# START OF Source excerpt
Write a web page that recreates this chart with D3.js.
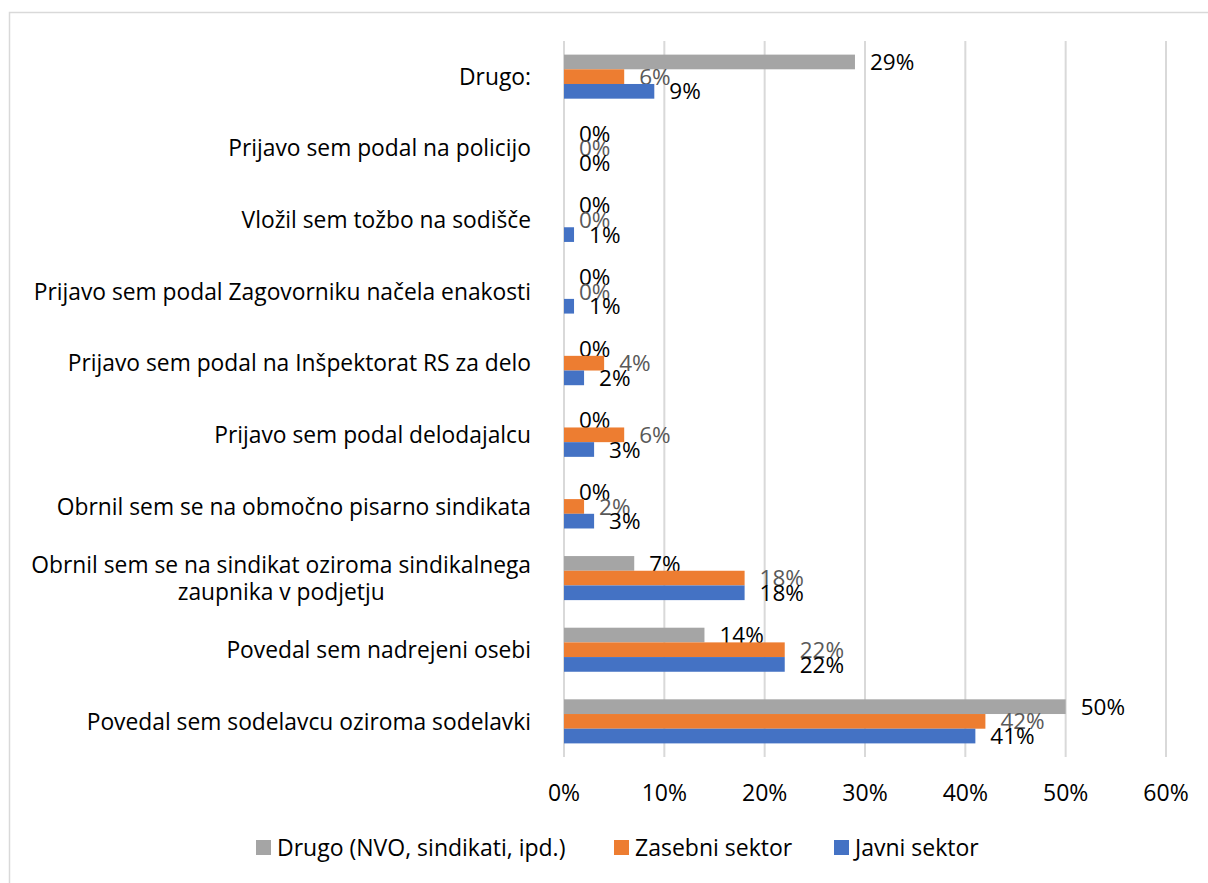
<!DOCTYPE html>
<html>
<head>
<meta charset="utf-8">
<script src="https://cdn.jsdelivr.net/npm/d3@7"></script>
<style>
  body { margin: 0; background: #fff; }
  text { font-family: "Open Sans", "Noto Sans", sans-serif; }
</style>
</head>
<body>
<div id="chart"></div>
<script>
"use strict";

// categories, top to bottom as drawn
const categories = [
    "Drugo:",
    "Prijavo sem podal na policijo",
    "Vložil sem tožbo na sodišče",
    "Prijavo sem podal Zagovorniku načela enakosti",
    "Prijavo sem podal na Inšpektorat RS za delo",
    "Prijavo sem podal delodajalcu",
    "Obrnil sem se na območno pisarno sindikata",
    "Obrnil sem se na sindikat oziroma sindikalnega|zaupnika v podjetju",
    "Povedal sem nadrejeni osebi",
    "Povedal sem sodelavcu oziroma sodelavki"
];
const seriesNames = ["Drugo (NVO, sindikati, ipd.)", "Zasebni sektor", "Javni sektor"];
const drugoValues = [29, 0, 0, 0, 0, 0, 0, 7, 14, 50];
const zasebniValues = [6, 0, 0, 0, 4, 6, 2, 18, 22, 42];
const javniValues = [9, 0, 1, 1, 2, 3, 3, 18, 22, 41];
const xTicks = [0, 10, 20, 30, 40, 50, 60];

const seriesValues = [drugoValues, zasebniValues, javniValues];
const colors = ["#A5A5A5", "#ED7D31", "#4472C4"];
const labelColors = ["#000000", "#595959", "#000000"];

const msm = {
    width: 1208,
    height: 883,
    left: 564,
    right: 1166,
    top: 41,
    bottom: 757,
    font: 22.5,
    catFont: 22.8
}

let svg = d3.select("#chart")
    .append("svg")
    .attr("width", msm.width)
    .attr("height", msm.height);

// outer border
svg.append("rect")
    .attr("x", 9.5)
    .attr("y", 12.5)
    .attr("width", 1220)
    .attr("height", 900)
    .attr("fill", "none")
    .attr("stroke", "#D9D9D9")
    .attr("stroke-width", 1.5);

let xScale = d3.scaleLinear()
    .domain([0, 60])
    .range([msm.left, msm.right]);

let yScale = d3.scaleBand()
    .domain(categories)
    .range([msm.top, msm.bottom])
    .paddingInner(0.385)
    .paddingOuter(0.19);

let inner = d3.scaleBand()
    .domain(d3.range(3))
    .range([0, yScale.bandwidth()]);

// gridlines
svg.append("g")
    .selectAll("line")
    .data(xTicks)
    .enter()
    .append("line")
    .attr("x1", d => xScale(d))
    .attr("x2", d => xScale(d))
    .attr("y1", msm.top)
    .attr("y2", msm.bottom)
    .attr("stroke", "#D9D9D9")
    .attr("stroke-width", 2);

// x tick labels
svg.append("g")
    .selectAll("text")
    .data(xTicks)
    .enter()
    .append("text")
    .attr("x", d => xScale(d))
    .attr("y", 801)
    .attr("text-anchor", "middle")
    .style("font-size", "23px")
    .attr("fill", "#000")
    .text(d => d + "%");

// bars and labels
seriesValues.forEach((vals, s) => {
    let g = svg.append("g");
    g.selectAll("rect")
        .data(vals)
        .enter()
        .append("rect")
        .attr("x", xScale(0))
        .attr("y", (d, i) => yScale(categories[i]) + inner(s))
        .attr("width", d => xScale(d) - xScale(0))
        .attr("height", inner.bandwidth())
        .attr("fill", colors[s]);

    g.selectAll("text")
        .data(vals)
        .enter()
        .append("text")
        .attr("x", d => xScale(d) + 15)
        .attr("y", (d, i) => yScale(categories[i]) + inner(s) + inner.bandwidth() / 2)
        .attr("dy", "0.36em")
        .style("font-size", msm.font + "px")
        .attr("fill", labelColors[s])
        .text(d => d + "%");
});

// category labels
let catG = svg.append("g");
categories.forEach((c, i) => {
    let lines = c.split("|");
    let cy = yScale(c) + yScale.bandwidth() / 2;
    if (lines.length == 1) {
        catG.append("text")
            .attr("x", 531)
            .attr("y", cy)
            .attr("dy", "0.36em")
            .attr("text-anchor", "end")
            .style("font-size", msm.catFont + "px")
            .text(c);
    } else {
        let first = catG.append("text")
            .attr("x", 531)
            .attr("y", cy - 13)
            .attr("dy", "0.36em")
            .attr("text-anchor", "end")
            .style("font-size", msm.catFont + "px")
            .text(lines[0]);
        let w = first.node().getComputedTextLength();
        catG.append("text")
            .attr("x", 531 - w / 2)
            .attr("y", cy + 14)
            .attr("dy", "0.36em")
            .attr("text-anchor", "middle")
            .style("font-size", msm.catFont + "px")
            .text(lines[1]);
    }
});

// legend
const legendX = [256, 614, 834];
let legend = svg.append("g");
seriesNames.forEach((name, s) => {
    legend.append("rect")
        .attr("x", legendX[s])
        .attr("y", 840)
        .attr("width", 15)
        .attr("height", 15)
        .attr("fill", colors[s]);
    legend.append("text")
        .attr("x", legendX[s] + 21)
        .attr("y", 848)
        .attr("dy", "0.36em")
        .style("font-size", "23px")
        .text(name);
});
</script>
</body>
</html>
# END OF Source excerpt
Objective: Repeat the listing above from its first line through the line that contains "const xTicks = [0, 10, 20, 30, 40, 50, 60];", both included, and nothing more. Drop the pictures.

Task response:
Write a web page that recreates this chart with D3.js.
<!DOCTYPE html>
<html>
<head>
<meta charset="utf-8">
<script src="https://cdn.jsdelivr.net/npm/d3@7"></script>
<style>
  body { margin: 0; background: #fff; }
  text { font-family: "Open Sans", "Noto Sans", sans-serif; }
</style>
</head>
<body>
<div id="chart"></div>
<script>
"use strict";

// categories, top to bottom as drawn
const categories = [
    "Drugo:",
    "Prijavo sem podal na policijo",
    "Vložil sem tožbo na sodišče",
    "Prijavo sem podal Zagovorniku načela enakosti",
    "Prijavo sem podal na Inšpektorat RS za delo",
    "Prijavo sem podal delodajalcu",
    "Obrnil sem se na območno pisarno sindikata",
    "Obrnil sem se na sindikat oziroma sindikalnega|zaupnika v podjetju",
    "Povedal sem nadrejeni osebi",
    "Povedal sem sodelavcu oziroma sodelavki"
];
const seriesNames = ["Drugo (NVO, sindikati, ipd.)", "Zasebni sektor", "Javni sektor"];
const drugoValues = [29, 0, 0, 0, 0, 0, 0, 7, 14, 50];
const zasebniValues = [6, 0, 0, 0, 4, 6, 2, 18, 22, 42];
const javniValues = [9, 0, 1, 1, 2, 3, 3, 18, 22, 41];
const xTicks = [0, 10, 20, 30, 40, 50, 60];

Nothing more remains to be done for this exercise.